Dataset excerpt:
** Start **
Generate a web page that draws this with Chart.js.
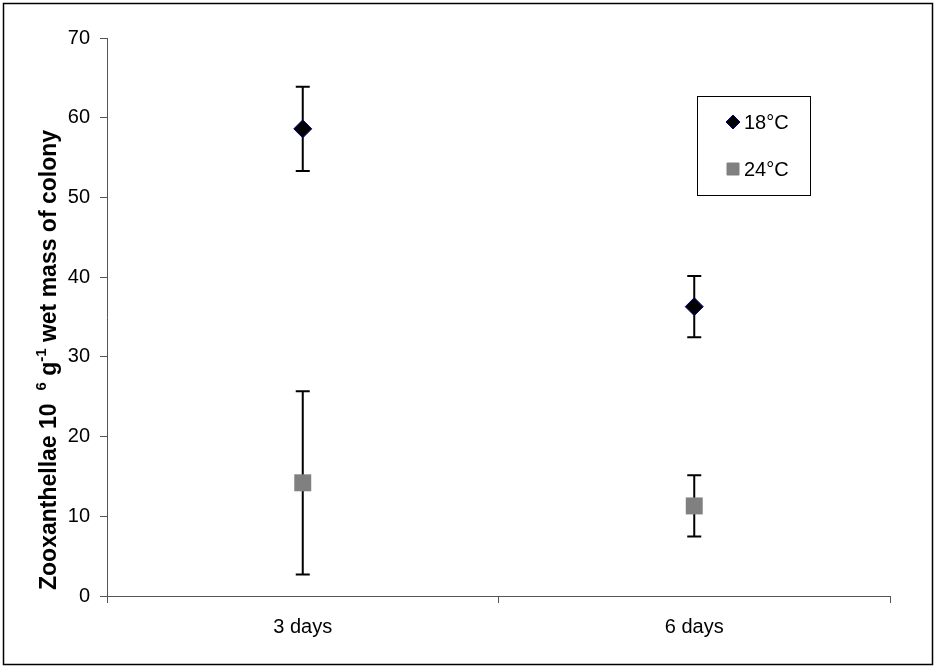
<!DOCTYPE html>
<html>
<head>
<meta charset="utf-8">
<script src="https://cdn.jsdelivr.net/npm/chart.js@4/dist/chart.umd.min.js"></script>
<style>
  body { margin: 0; background: #fff; }
  canvas { display: block; }
</style>
</head>
<body>
<canvas id="myChart" width="936" height="668"></canvas>
<script>
// Datos
const categories = ['3 days', '6 days'];
const seriesNames = ['18°C', '24°C'];
const mean18 = [58.6, 36.3];
const err18 = [5.3, 3.85];
const mean24 = [14.2, 11.3];
const err24 = [11.5, 3.85];
const yTicks = [0, 10, 20, 30, 40, 50, 60, 70];

const FONT = "'Liberation Sans', Arial, sans-serif";

// Barras de error (se dibujan detrás de los marcadores)
const errorBars = {
    id: 'errorBars',
    beforeDatasetsDraw(chart) {
        const ctx = chart.ctx;
        const y = chart.scales.y;
        ctx.save();
        ctx.strokeStyle = '#000';
        ctx.lineWidth = 2;
        chart.data.datasets.forEach((ds, i) => {
            const meta = chart.getDatasetMeta(i);
            meta.data.forEach((pt, j) => {
                const top = y.getPixelForValue(ds.data[j] + ds.errors[j]);
                const bot = y.getPixelForValue(ds.data[j] - ds.errors[j]);
                ctx.beginPath();
                ctx.moveTo(pt.x, top); ctx.lineTo(pt.x, bot);
                ctx.moveTo(pt.x - 7, top); ctx.lineTo(pt.x + 7, top);
                ctx.moveTo(pt.x - 7, bot); ctx.lineTo(pt.x + 7, bot);
                ctx.stroke();
            });
        });
        ctx.restore();
    }
};

// Marco, leyenda y título del eje Y
const extras = {
    id: 'extras',
    afterDraw(chart) {
        const ctx = chart.ctx;
        ctx.save();
        // marco exterior
        ctx.strokeStyle = '#000';
        ctx.lineWidth = 1.5;
        ctx.strokeRect(3.5, 3.5, 929, 661);

        // leyenda
        ctx.lineWidth = 1;
        ctx.strokeStyle = '#000';
        ctx.strokeRect(697.5, 96.5, 113, 99);
        ctx.font = '20px ' + FONT;
        ctx.textBaseline = 'middle';
        const rows = [122, 169];
        chart.data.datasets.forEach((ds, i) => {
            ctx.fillStyle = ds.backgroundColor;
            ctx.strokeStyle = ds.borderColor;
            ctx.lineWidth = 1;
            ctx.beginPath();
            if (i === 0) {
                ctx.moveTo(733, rows[i] - 7); ctx.lineTo(740, rows[i]);
                ctx.lineTo(733, rows[i] + 7); ctx.lineTo(726, rows[i]);
                ctx.closePath();
            } else {
                ctx.rect(727, rows[i] - 6, 12, 12);
            }
            ctx.fill(); ctx.stroke();
            ctx.fillStyle = '#000';
            ctx.fillText(ds.label, 744, rows[i] + 1);
        });

        // título del eje Y con superíndices
        ctx.translate(56, 590);
        ctx.rotate(-Math.PI / 2);
        ctx.textBaseline = 'alphabetic';
        ctx.fillStyle = '#000';
        const parts = [
            ['Zooxanthellae 10  ', false],
            ['6', true],
            [' g', false],
            ['-1', true],
            [' wet mass of colony', false]
        ];
        let x = 0;
        parts.forEach(([t, sup]) => {
            ctx.font = (sup ? 'bold 15px ' : 'bold 23px ') + FONT;
            ctx.fillText(t, x, sup ? -10 : 0);
            x += ctx.measureText(t).width;
        });
        ctx.restore();
    }
};

const ctx = document.getElementById('myChart').getContext('2d');
new Chart(ctx, {
    type: 'line',
    data: {
        labels: categories,
        datasets: [{
            label: seriesNames[0],
            data: mean18,
            errors: err18,
            showLine: false,
            pointStyle: 'rectRot',
            pointRadius: 9,
            pointHoverRadius: 9,
            backgroundColor: '#000',
            borderColor: '#000080',
            pointBorderWidth: 1
        }, {
            label: seriesNames[1],
            data: mean24,
            errors: err24,
            showLine: false,
            pointStyle: 'rect',
            pointRadius: 12,
            pointHoverRadius: 12,
            backgroundColor: '#808080',
            borderColor: '#808080',
            pointBorderWidth: 0
        }]
    },
    options: {
        responsive: false,
        animation: false,
        events: [],
        layout: { padding: { left: 0, top: 38, right: 46, bottom: 0 } },
        plugins: {
            legend: { display: false },
            tooltip: { enabled: false }
        },
        scales: {
            x: {
                type: 'category',
                offset: true,
                grid: {
                    offset: true,
                    drawOnChartArea: false,
                    drawTicks: true,
                    tickLength: 7,
                    color: '#555'
                },
                border: { display: true, color: '#555', width: 1 },
                ticks: {
                    color: '#000',
                    font: { family: FONT, size: 20 },
                    padding: 12
                },
                afterFit(scale) { scale.height = 72; }
            },
            y: {
                min: 0,
                max: 70,
                grid: {
                    drawOnChartArea: false,
                    drawTicks: true,
                    tickLength: 7,
                    color: '#555'
                },
                border: { display: true, color: '#555', width: 1 },
                afterBuildTicks(scale) {
                    scale.ticks = yTicks.map(v => ({ value: v }));
                },
                ticks: {
                    color: '#000',
                    font: { family: FONT, size: 20 },
                    padding: 10
                },
                afterFit(scale) { scale.width = 107; }
            }
        }
    },
    plugins: [errorBars, extras]
});
</script>
</body>
</html>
** End **
What is asked: Leave out the pictures and restate everything else word for word.

Answer for this exercise:
Generate a web page that draws this with Chart.js.
<!DOCTYPE html>
<html>
<head>
<meta charset="utf-8">
<script src="https://cdn.jsdelivr.net/npm/chart.js@4/dist/chart.umd.min.js"></script>
<style>
  body { margin: 0; background: #fff; }
  canvas { display: block; }
</style>
</head>
<body>
<canvas id="myChart" width="936" height="668"></canvas>
<script>
// Datos
const categories = ['3 days', '6 days'];
const seriesNames = ['18°C', '24°C'];
const mean18 = [58.6, 36.3];
const err18 = [5.3, 3.85];
const mean24 = [14.2, 11.3];
const err24 = [11.5, 3.85];
const yTicks = [0, 10, 20, 30, 40, 50, 60, 70];

const FONT = "'Liberation Sans', Arial, sans-serif";

// Barras de error (se dibujan detrás de los marcadores)
const errorBars = {
    id: 'errorBars',
    beforeDatasetsDraw(chart) {
        const ctx = chart.ctx;
        const y = chart.scales.y;
        ctx.save();
        ctx.strokeStyle = '#000';
        ctx.lineWidth = 2;
        chart.data.datasets.forEach((ds, i) => {
            const meta = chart.getDatasetMeta(i);
            meta.data.forEach((pt, j) => {
                const top = y.getPixelForValue(ds.data[j] + ds.errors[j]);
                const bot = y.getPixelForValue(ds.data[j] - ds.errors[j]);
                ctx.beginPath();
                ctx.moveTo(pt.x, top); ctx.lineTo(pt.x, bot);
                ctx.moveTo(pt.x - 7, top); ctx.lineTo(pt.x + 7, top);
                ctx.moveTo(pt.x - 7, bot); ctx.lineTo(pt.x + 7, bot);
                ctx.stroke();
            });
        });
        ctx.restore();
    }
};

// Marco, leyenda y título del eje Y
const extras = {
    id: 'extras',
    afterDraw(chart) {
        const ctx = chart.ctx;
        ctx.save();
        // marco exterior
        ctx.strokeStyle = '#000';
        ctx.lineWidth = 1.5;
        ctx.strokeRect(3.5, 3.5, 929, 661);

        // leyenda
        ctx.lineWidth = 1;
        ctx.strokeStyle = '#000';
        ctx.strokeRect(697.5, 96.5, 113, 99);
        ctx.font = '20px ' + FONT;
        ctx.textBaseline = 'middle';
        const rows = [122, 169];
        chart.data.datasets.forEach((ds, i) => {
            ctx.fillStyle = ds.backgroundColor;
            ctx.strokeStyle = ds.borderColor;
            ctx.lineWidth = 1;
            ctx.beginPath();
            if (i === 0) {
                ctx.moveTo(733, rows[i] - 7); ctx.lineTo(740, rows[i]);
                ctx.lineTo(733, rows[i] + 7); ctx.lineTo(726, rows[i]);
                ctx.closePath();
            } else {
                ctx.rect(727, rows[i] - 6, 12, 12);
            }
            ctx.fill(); ctx.stroke();
            ctx.fillStyle = '#000';
            ctx.fillText(ds.label, 744, rows[i] + 1);
        });

        // título del eje Y con superíndices
        ctx.translate(56, 590);
        ctx.rotate(-Math.PI / 2);
        ctx.textBaseline = 'alphabetic';
        ctx.fillStyle = '#000';
        const parts = [
            ['Zooxanthellae 10  ', false],
            ['6', true],
            [' g', false],
            ['-1', true],
            [' wet mass of colony', false]
        ];
        let x = 0;
        parts.forEach(([t, sup]) => {
            ctx.font = (sup ? 'bold 15px ' : 'bold 23px ') + FONT;
            ctx.fillText(t, x, sup ? -10 : 0);
            x += ctx.measureText(t).width;
        });
        ctx.restore();
    }
};

const ctx = document.getElementById('myChart').getContext('2d');
new Chart(ctx, {
    type: 'line',
    data: {
        labels: categories,
        datasets: [{
            label: seriesNames[0],
            data: mean18,
            errors: err18,
            showLine: false,
            pointStyle: 'rectRot',
            pointRadius: 9,
            pointHoverRadius: 9,
            backgroundColor: '#000',
            borderColor: '#000080',
            pointBorderWidth: 1
        }, {
            label: seriesNames[1],
            data: mean24,
            errors: err24,
            showLine: false,
            pointStyle: 'rect',
            pointRadius: 12,
            pointHoverRadius: 12,
            backgroundColor: '#808080',
            borderColor: '#808080',
            pointBorderWidth: 0
        }]
    },
    options: {
        responsive: false,
        animation: false,
        events: [],
        layout: { padding: { left: 0, top: 38, right: 46, bottom: 0 } },
        plugins: {
            legend: { display: false },
            tooltip: { enabled: false }
        },
        scales: {
            x: {
                type: 'category',
                offset: true,
                grid: {
                    offset: true,
                    drawOnChartArea: false,
                    drawTicks: true,
                    tickLength: 7,
                    color: '#555'
                },
                border: { display: true, color: '#555', width: 1 },
                ticks: {
                    color: '#000',
                    font: { family: FONT, size: 20 },
                    padding: 12
                },
                afterFit(scale) { scale.height = 72; }
            },
            y: {
                min: 0,
                max: 70,
                grid: {
                    drawOnChartArea: false,
                    drawTicks: true,
                    tickLength: 7,
                    color: '#555'
                },
                border: { display: true, color: '#555', width: 1 },
                afterBuildTicks(scale) {
                    scale.ticks = yTicks.map(v => ({ value: v }));
                },
                ticks: {
                    color: '#000',
                    font: { family: FONT, size: 20 },
                    padding: 10
                },
                afterFit(scale) { scale.width = 107; }
            }
        }
    },
    plugins: [errorBars, extras]
});
</script>
</body>
</html>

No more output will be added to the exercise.